Show Notes – Episode 44
How the Gospel Informs Our Transitions
Duston Moore is the pastor of Ravenswood Baptist Church in downtown Chicago. Ravenswood is a thriving, growing church though it didn’t always used to be that way. Cary and Duston unpack how the gospel informs our transitions and how we can lead through change.
How does the Gospel speak into the manner in which we lead through transition and change?
1. Every transition is different, but yet similar.
2. Often the “big” issues mask the real issues.
3. Opposition is inevitable.
4. Prayer and the Word are foundational tools for navigating issues and opposition.

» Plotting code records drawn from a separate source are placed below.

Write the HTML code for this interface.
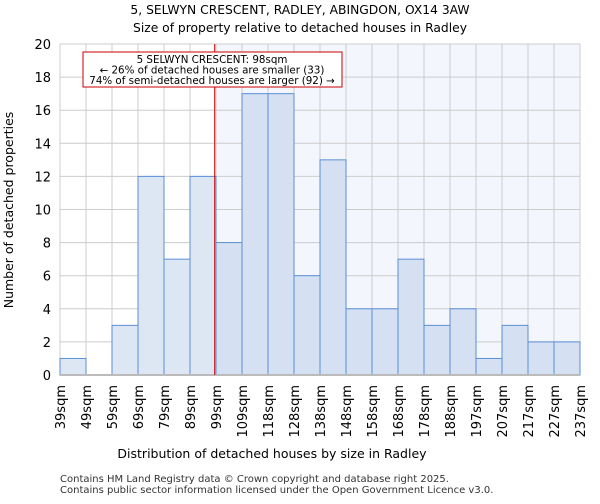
<!DOCTYPE html>
<html><head><meta charset="utf-8"><style>
body{margin:0;background:#fff;font-family:"DejaVu Sans","Liberation Sans",sans-serif;}
</style></head><body>
<svg id="c" width="600" height="500" xmlns="http://www.w3.org/2000/svg" font-family="DejaVu Sans, Liberation Sans, sans-serif">
<text x="300" y="14" text-anchor="middle" font-size="12.3">5, SELWYN CRESCENT, RADLEY, ABINGDON, OX14 3AW</text>
<text x="300" y="32" text-anchor="middle" font-size="12.3">Size of property relative to detached houses in Radley</text>
<g id="plot"></g>
<text x="272" y="458" text-anchor="middle" font-size="12.5">Distribution of detached houses by size in Radley</text>
<text transform="translate(13,210) rotate(-90)" text-anchor="middle" font-size="12.5">Number of detached properties</text>
<text x="60" y="482" font-size="10" fill="#333">Contains HM Land Registry data © Crown copyright and database right 2025.</text>
<text x="60" y="493" font-size="10" fill="#333">Contains public sector information licensed under the Open Government Licence v3.0.</text>
</svg>
<script>
const categories=["39sqm","49sqm","59sqm","69sqm","79sqm","89sqm","99sqm","109sqm","118sqm","128sqm","138sqm","148sqm","158sqm","168sqm","178sqm","188sqm","197sqm","207sqm","217sqm","227sqm","237sqm"];
const counts=[1,0,3,12,7,12,8,17,17,6,13,4,4,7,3,4,1,3,2,2];
const yTicks=[0,2,4,6,8,10,12,14,16,18,20];
const markerPos=5.95;
const NS="http://www.w3.org/2000/svg";
const L=60,R=580,T=44,B=375,yMax=20;
const bw=(R-L)/counts.length;
const x=i=>L+i*bw, y=v=>B-(v/yMax)*(B-T);
const g=document.getElementById('plot');
function el(t,a){const e=document.createElementNS(NS,t);for(const k in a)e.setAttribute(k,a[k]);g.appendChild(e);return e;}
const mx=x(markerPos);
let bg=el('rect',{x:mx,y:T,width:R-mx,height:B-T,fill:'#f4f6fd'});


for(const t of yTicks){
 const ln=el('line',{x1:L,x2:R,y1:y(t),y2:y(t),stroke:'#cccccc'});
 
 
 const tx=el('text',{x:L-9,y:y(t)+5,'text-anchor':'end','font-size':'13'});tx.textContent=t;
 
 
}
for(let i=0;i<categories.length;i++){
 const ln=el('line',{x1:x(i),x2:x(i),y1:T,y2:B,stroke:'#cccccc'});
 
 
 const tx=el('text',{transform:`translate(${x(i)+5},${B+10}) rotate(-90)`,'text-anchor':'end','font-size':'13'});tx.textContent=categories[i];
 
 
}
counts.forEach((v,i)=>{
 if(v<=0)return;
 const r=el('rect',{x:x(i),y:y(v),width:bw,height:B-y(v),fill:i<markerPos?'#dde6f3':'#d5e1f3',stroke:'#5b8fd6','stroke-width':1});
 
 
});
const ax=el('line',{x1:L,x2:R,y1:B,y2:B,stroke:'#bbbbbb','stroke-width':2});


const ml=el('line',{x1:mx,x2:mx,y1:T,y2:B,stroke:'#cc0000','stroke-width':1});


const box=el('rect',{x:83,y:52,width:259,height:35,fill:'#fff',stroke:'#cc0000'});


["5 SELWYN CRESCENT: 98sqm","← 26% of detached houses are smaller (33)","74% of semi-detached houses are larger (92) →"].forEach((s,k)=>{
 const t=el('text',{x:212,y:63+k*10.5,'text-anchor':'middle','font-size':'10.3'});t.textContent=s;
 
 
});
</script>
</body></html>
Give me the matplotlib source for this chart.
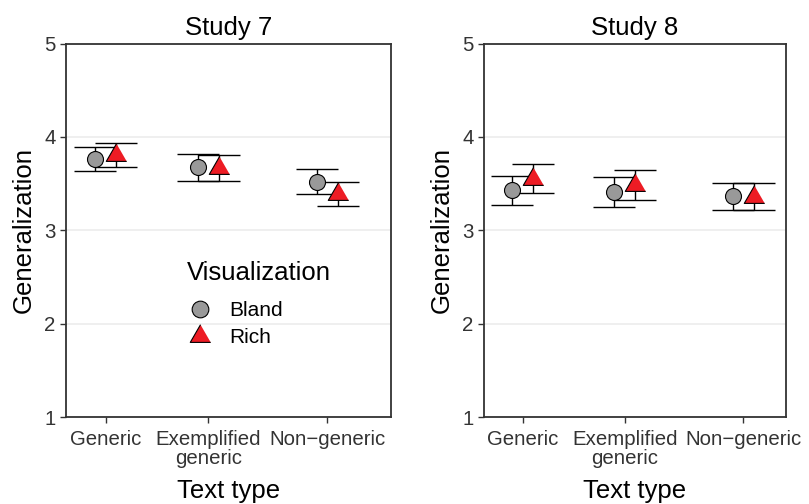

—The confidence I have as a leader is that Jesus has brought me into the throne room of Heaven to talk to the Father. I am free to pour my heart out before Him. Prayer also enables me to trust Him.
—The Word nourishes a weary heart with good news of a strong and kind Savior.
5. The danger of leaders in transition is to focus on the people’s cooperation rather than their health.
—Juxtapose Ezra/Nehemiah’s law-emphasis to the enablement of the gospel.
—Theological transition may be the hardest transition in a church.
6. Transition takes time—a lot of it.
—The gospel enables my patience in believing that this is Jesus’ work, not mine.
—The slow, steady spiritual formation that happens in the life of a church must also happen in the life of the pastor to trust God’s timing and work. This view finds its base in the gospel.
7. The story of Scripture is not about good leaders who regularly get it wrong, but about a Savior who comes to make it right.
—The story of my life is not the efficacy of my leadership, but the efficacy of Christ’s life, death, and resurrection to make me new and to make me His.